Mark: Oh, how do you mean?

Victoria: Lively, energetic, passionate. All those great qualities.

Mark: I thought you meant nonstop talking. Go.

Victoria: Oh, aren’t we funny, too? Yeah.

Mark: No. It’s fantastic. It’s. That’s what I’m saying. It was so good. It’s. It really does. When when someone is so passionate about their stuff, it just. It comes through. It uses out of every, every orifice, you know, every pore. It’s just like you just can’t stop talking about it. And it’s great. It’s you just, you know, when someone’s passionate about something, she surely, surely is passionate about this topic.

Victoria: You know, there are two things she said that really resonated with me. One is to talk about I noticed or I saw that it’s like, no, I you know, we never did get a chance to ask her, what if you didn’t see it? What if it what if it is second hand? But we’ll get to that in another podcast.

Victoria: And the other thing, well.

Mark: You know, actually if I could jump on that, I think she was saying at least the way I took it and this could be wrong. And if I am Tina, call me out after you hear this episode. But even if it is something you heard secondhand, you still say you take the onus and say, I noticed or I’m feeling because you don’t want it to be something that’s deflected, right?

Victoria: But what if you’re not there? What if somebody comes up to you and it’s like, this was horrible, and you hear from three different people, somebody did something in a way that was not reflective of your company’s culture.

Mark: Yeah. That’s true.

Victoria: You know, then you’re like, but then again, another podcast.

Mark: So the second one.

Victoria: The second one was to always say why and say it.

Mark: What is the reason? Yeah, here’s why I’m bringing this up.

Victoria: And the concept that you could be fabulous. You know, I think you really are have a lot to offer here. And there’s just a couple things getting in your way. So let’s talk about it. You know, that sort of.

Mark: Well, you know, it’s interesting. There’s two things a giving a why was one point she made, but another point that she said was never ask the person why.

Victoria: Right.

Mark: Don’t say why did you do something. So give them a why was one point. But never ask why. Why would you do that right? Why would you ever this so yeah a little fine line there. But two very important points. And it’s true. I do it with my eye. Admittedly I’ve done it with Jake on multiple occasions. My son, it’s like, why would you think that’s a good idea?

Mark: Yeah. Why would you do that for yourself? I can’t hear myself. Why would you ever.

Victoria: Make that choice?

Mark: Why would you do that? I say it almost daily.

Victoria: So I guess maybe that.

Mark: I shouldn’t be doing that. Yeah. No, that was great. I had a lot of fun, and I got a lot. The thing is, if you don’t, if you don’t shut someone down, that’s that passionate, it’s going to be a five hour episode. Yeah.

Victoria: Which would be a great episode, but.
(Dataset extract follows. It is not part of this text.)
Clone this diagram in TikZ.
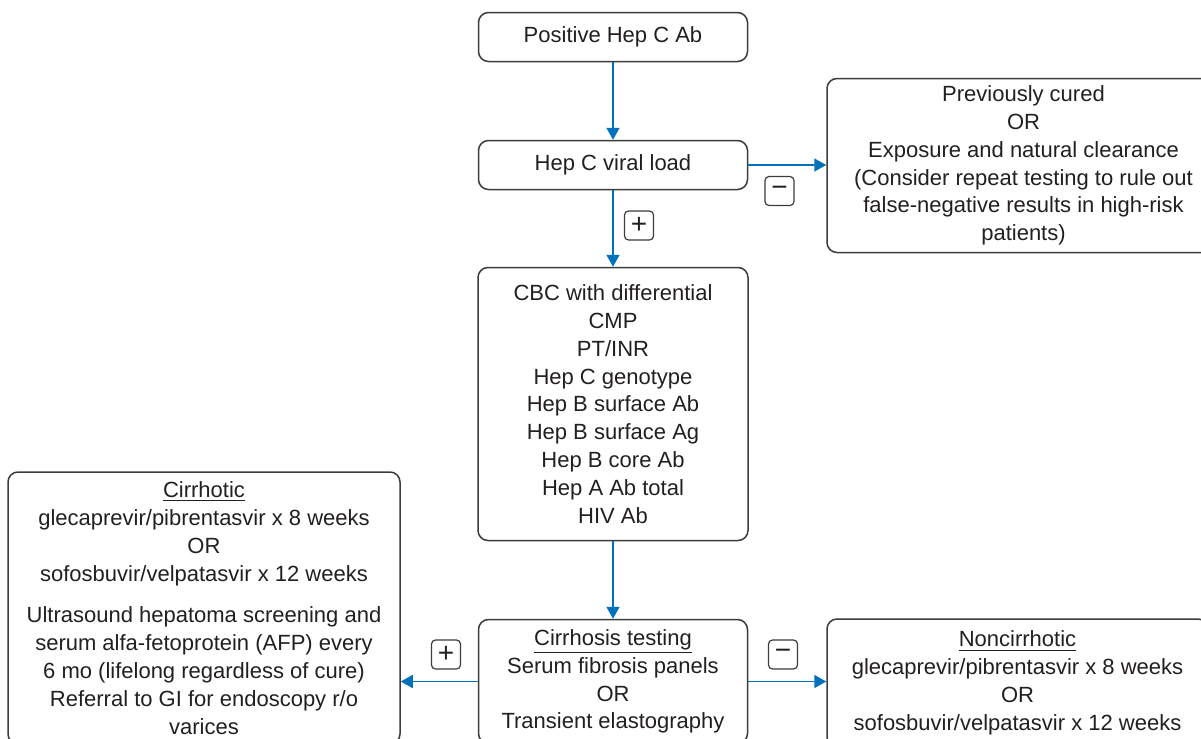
\documentclass[tikz,border=0pt]{standalone}
\usepackage{fontspec}
\setmainfont{Liberation Sans}
\usepackage{xcolor}
\usepackage{tikz}
\usetikzlibrary{arrows.meta, calc}
\definecolor{flowblue}{RGB}{0,114,188}
\definecolor{boxline}{RGB}{60,60,60}
\definecolor{inktext}{RGB}{35,31,32}
\tikzset{
  stepbox/.style={
    rectangle, draw=boxline, line width=0.75pt, rounded corners=5pt,
    inner sep=0pt, align=center, text=inktext,
    font=\fontsize{11}{13.9}\selectfont
  },
  badge/.style={
    rectangle, draw=boxline, line width=0.6pt, rounded corners=2pt,
    minimum width=14.5pt, minimum height=14.5pt, inner sep=0pt,
    text=inktext, font=\fontsize{14}{14}\selectfont
  },
  flow/.style={draw=flowblue, line width=0.8pt,
    -{Triangle[length=6pt, width=6.5pt]}},
}

\begin{document}
\begin{tikzpicture}[x=0.5pt, y=-0.5pt]
  \useasboundingbox (0,0) rectangle (1201,739);
  \clip (0,0) rectangle (1201,739);

  % Main column
  \node[stepbox, minimum width=134.5pt, minimum height=24.5pt] (hcab) at (613, 37) {Positive Hep C Ab};
  \node[stepbox, minimum width=134.5pt, minimum height=24.5pt] (vload) at (613, 165) {Hep C viral load};
  \node[stepbox, minimum width=135pt, minimum height=136.5pt] (labs) at (613, 404) {CBC with differential\\CMP\\PT/INR\\Hep C genotype\\Hep B surface Ab\\Hep B surface Ag\\Hep B core Ab\\Hep A Ab total\\HIV Ab};
  \node[stepbox, minimum width=134.5pt, minimum height=62pt] (ctest) at (613, 681.5) {\underline{Cirrhosis testing}\\Serum fibrosis panels\\OR\\Transient elastography};

  % Side boxes
  \node[stepbox, minimum width=196.5pt, minimum height=87pt] (prior) at (1023.5, 165.5) {Previously cured\\OR\\Exposure and natural clearance\\(Consider repeat testing to rule out\\false-negative results in high-risk\\patients)};
  \node[stepbox, minimum width=196pt, minimum height=136pt] (cirr) at (204, 608) {\underline{Cirrhotic}\\glecaprevir/pibrentasvir x 8 weeks\\OR\\sofosbuvir/velpatasvir x 12 weeks\\[7pt]Ultrasound hepatoma screening and\\serum alfa-fetoprotein (AFP) every\\6 mo (lifelong regardless of cure)\\Referral to GI for endoscopy r/o\\varices};
  \node[stepbox, minimum width=190.5pt, minimum height=64pt] (noncirr) at (1017.5, 683) {\underline{Noncirrhotic}\\glecaprevir/pibrentasvir x 8 weeks\\OR\\sofosbuvir/velpatasvir x 12 weeks};

  % Result badges
  \node[badge] (pos1) at (639, 225.5) {+};
  \node[badge] (neg1) at (779.5, 191) {−};
  \node[badge] (pos2) at (446, 654.5) {+};
  \node[badge] (neg2) at (783, 654.5) {−};

  % Arrows
  \draw[flow] (hcab) -- (vload);
  \draw[flow] (vload) -- (labs);
  \draw[flow] (labs) -- (ctest);
  \draw[flow] (vload.east) -- (vload.east -| prior.west);
  \draw[flow] (ctest.west) -- (ctest.west -| cirr.east);
  \draw[flow] (ctest.east) -- (ctest.east -| noncirr.west);

\end{tikzpicture}
\end{document}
Mark: It would be, you know, we could do a five parter.

Victoria: There you.

Mark: Go. Actually, they’re 30 minutes, so they’d have to be a ten parter.

Victoria: Yeah, I’d have, I guess a little lengthy.

Mark: Yeah, a little bit. But we want to thank Tina for being here. It was really, really great. And we want to thank you for listening week in and week out. I am Mark Harari.